Aristotle proposed that universals are not a form like Plato said. There are only two components, the particular and the quality. The quality itself is the universal. Basically, you have an apple and then you have red. The apple has “red”, or the universal within it. This begs the question of there being differences between the reds in specific objects. For example, if one apple is dark red, and another apple is light red, we can say both apples are red, but those reds may not be the same. Then, how can both qualities be a universal, or the same? Is “red” a universal and then a specific shade of red (denoted by an RGB value) a different universal?

Furthermore, there is an opposing viewpoint to universals called nominalism. I will not cover all of nominalism, but only trope nominalism here. Trope nominalism is essentially taking the concept of universals and dividing them into tropes. If I have an apple, the exact “red” that the apple exhibits is within its own trope. When determining whether an object has the same quality as another, we take the trope of that object and find if it is qualitatively similar to the trope of that object. It eventually turns into a set of tropes, where there is similarities between all the tropes in the set and each trope relates to an object.

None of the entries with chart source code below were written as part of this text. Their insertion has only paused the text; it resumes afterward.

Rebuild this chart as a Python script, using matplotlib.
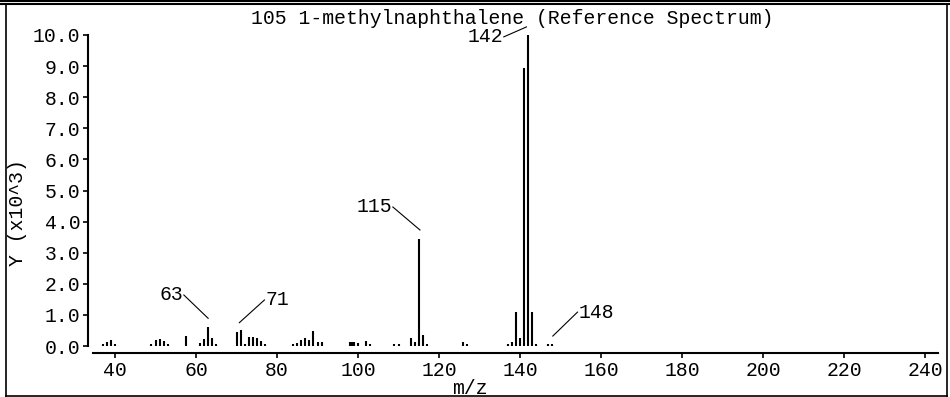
import matplotlib
matplotlib.use("Agg")
import matplotlib.pyplot as plt
from matplotlib.lines import Line2D

# peak list (m/z, intensity in 10^3)
mz = [37, 38, 39, 40,
      49, 50, 51, 52, 53,
      57.5,
      61, 62, 63, 64, 65,
      70, 71, 72, 73, 74, 75, 76, 77,
      84, 85, 86, 87, 88, 89, 90, 91,
      98, 98.5, 99, 100, 102, 103,
      109, 110,
      113, 114, 115, 116, 117,
      126, 127,
      137, 138, 139, 140, 141, 142, 143, 144,
      147, 148]
intensity = [0.06, 0.12, 0.20, 0.05,
             0.06, 0.20, 0.22, 0.15, 0.05,
             0.32,
             0.10, 0.22, 0.62, 0.25, 0.07,
             0.45, 0.52, 0.06, 0.30, 0.28, 0.25, 0.15, 0.05,
             0.05, 0.10, 0.20, 0.25, 0.20, 0.48, 0.12, 0.12,
             0.12, 0.12, 0.12, 0.10, 0.15, 0.05,
             0.07, 0.07,
             0.27, 0.13, 3.45, 0.35, 0.05,
             0.13, 0.06,
             0.05, 0.12, 1.10, 0.27, 8.95, 10.0, 1.10, 0.07,
             0.07, 0.07]

# labelled peaks: text, text anchor (x, y), leader line end (x, y), alignment
labels = ["142", "115", "63", "71", "148"]
label_xy = [(135.8, 9.94), (108.4, 4.47), (56.8, 1.64), (77.1, 1.48), (154.4, 1.09)]
leader_end = [(141.6, 10.26), (115.3, 3.73), (63.0, 0.89), (70.7, 0.75), (148.1, 0.32)]
label_ha = ["right", "right", "right", "left", "left"]

xticks = [40, 60, 80, 100, 120, 140, 160, 180, 200, 220, 240]
yticks = [0, 1, 2, 3, 4, 5, 6, 7, 8, 9, 10]

W, H = 950, 397
FONT = "Liberation Mono"
FS = 14.2

plt.rcParams["font.family"] = [FONT, "DejaVu Sans Mono"]
fig = plt.figure(figsize=(W / 100, H / 100), dpi=100)


def px(x, y):
    return x / W, 1 - y / H


# axes frame: y spine at x=88, 0.0 at y=346, 10.0 at y=35
left, right = 88, 938
x0 = 40 - (115 - left) / 4.05
x1 = 40 + (right - 115) / 4.05
ax = fig.add_axes([left / W, (H - 346) / H, (right - left) / W, (346 - 35) / H])
ax.set_xlim(x0, x1)
ax.set_ylim(0, 10)

ax.vlines(mz, 0, intensity, color="black", linewidth=1.5)

for t, (tx, ty), (ex, ey), ha in zip(labels, label_xy, leader_end, label_ha):
    ax.plot([tx + (0.2 if ha == "right" else -0.2), ex], [ty, ey],
            color="black", linewidth=0.8, clip_on=False)
    ax.text(tx, ty, t, ha=ha, va="center", fontsize=FS, clip_on=False)

for s in ["top", "right"]:
    ax.spines[s].set_visible(False)
ax.spines["left"].set_bounds(0, 10)
ax.spines["bottom"].set_position(("outward", 5))
ax.spines["bottom"].set_bounds(40 - (115 - 93) / 4.05, x1)
for s in ["left", "bottom"]:
    ax.spines[s].set_linewidth(1.5)

ax.set_xticks(xticks)
ax.set_xticklabels([str(v) for v in xticks])
ax.set_yticks(yticks)
ax.set_yticklabels([f"{v:.1f}" for v in yticks])
ax.tick_params(axis="both", direction="out", length=3.5, width=1.2, labelsize=FS)
ax.tick_params(axis="x", pad=2)
ax.tick_params(axis="y", pad=2)

fig.text(*px(512, 19), "105 1-methylnaphthalene (Reference Spectrum)",
         ha="center", va="center", fontsize=FS)
fig.text(*px(470, 388), "m/z", ha="center", va="center", fontsize=FS)
fig.text(*px(18, 213), "Y (x10^3)", ha="center", va="center", rotation=90, fontsize=FS)

# window border
for (xa, ya), (xb, yb), lw in [((0, 1), (W, 1), 1.5), ((0, 4), (W, 4), 1.5),
                               ((5.5, 4), (5.5, H), 1.2), ((946.5, 4), (946.5, H), 1.2),
                               ((5.5, 395.5), (946.5, 395.5), 1.2)]:
    fig.add_artist(Line2D([xa / W, xb / W], [1 - ya / H, 1 - yb / H],
                          transform=fig.transFigure, color="black", linewidth=lw))

fig.savefig("out.png", dpi=100)
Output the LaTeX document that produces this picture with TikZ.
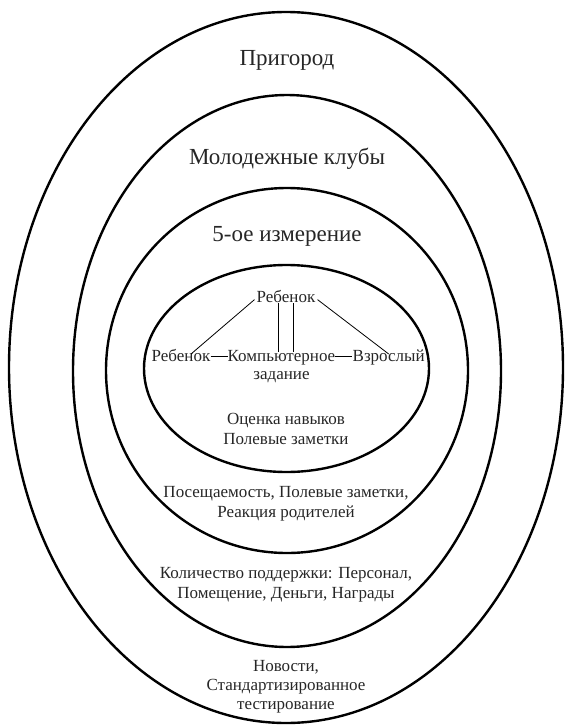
\documentclass[tikz,border=0pt]{standalone}
\usepackage{fontspec}
\setmainfont{Liberation Serif}
\usetikzlibrary{positioning}
\begin{document}
\begin{tikzpicture}[x=1pt,y=-1pt,
  ring/.style={line width=2.4pt},
  txt/.style={text=black!85, inner sep=0pt},
  title/.style={txt, font=\fontsize{23}{27}\selectfont, anchor=base},
  body/.style={txt, font=\fontsize{17}{20}\selectfont, align=center, anchor=base},
  word/.style={txt, font=\fontsize{17}{20}\selectfont, anchor=base, text height=0.68em, text depth=0.2em},
  link/.style={line width=0.8pt}]
\useasboundingbox (0,0) rectangle (565,726);
% rings
\draw[ring] (286,367.5) ellipse [x radius=277pt, y radius=355.5pt];
\draw[ring] (287,371) ellipse [x radius=214pt, y radius=276pt];
\draw[ring] (287,370.5) ellipse [x radius=181pt, y radius=182.5pt];
\draw[ring] (286.5,368.5) ellipse [x radius=142.5pt, y radius=103.5pt];
% titles
\node[title] (suburb) at (287,65) {Пригород};
\node[title] (clubs) at (287,164) {Молодежные клубы};
\node[title] (dim) at (287,241) {5-ое измерение};
% inner graph
\node[word, inner sep=2pt] (c1) at (286,302) {Ребенок};
\node[word] (task) at (281.5,361) {Компьютерное};
\node[word, anchor=base east] (c2) at ([xshift=-17pt]task.base west) {Ребенок};
\node[word, anchor=base west] (adult) at ([xshift=17pt]task.base east) {Взрослый};
\node[body] (task2) at (281.5,379) {задание};
\draw[link] ([yshift=4.6pt]c2.base east) -- ([yshift=4.6pt]task.base west);
\draw[link] ([yshift=4.6pt]task.base east) -- ([yshift=4.6pt]adult.base west);
\draw[link] (c1.west) -- ([xshift=10pt]c2.north);
\draw[link] (c1.east) -- (adult.north);
\draw[link] ([xshift=-8pt,yshift=3pt]c1.south) -- ([xshift=-8pt,yshift=2pt]c1.south |- task.north);
\draw[link] ([xshift=7pt,yshift=3pt]c1.south) -- ([xshift=7pt,yshift=2pt]c1.south |- task.north);
% measures (base anchor = baseline of the last line)
\node[body] (skills) at (286,444) {Оценка навыков\\Полевые заметки};
\node[body] (attend) at (286,517) {Посещаемость, Полевые заметки,\\Реакция родителей};
\node[body] (support) at (286,598) {Количество поддержки: Персонал,\\Помещение, Деньги, Награды};
\node[body, font=\fontsize{17}{19}\selectfont] (news) at (286,709) {Новости,\\Стандартизированное\\тестирование};
\end{tikzpicture}
\end{document}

To be honest, I don’t properly understand this subject myself. At the very least, I understand that humans separate “particulars” into categories through similarities, but I only see it in a very scientific way. An object is “red” because our brain has specific neurons that send specific electric signals every time it sees a “red” object. It sends visual input that is very similar to another object, and therefore our brain puts them in the same class or category. If I had to pick with one of these ideas, I would have to agree with trope nominalism. While I don’t totally understand it, it seems to go with the scientific way of things. It just seems to relate specific qualities, or sensory input to each other and put them into a set, or category. However, I get that there isn’t a perfect answer, and it’s important to figure this out. Regardless of how important this is to our day-to-day life, when there’s an unanswered question, it’s worth spending time to answer.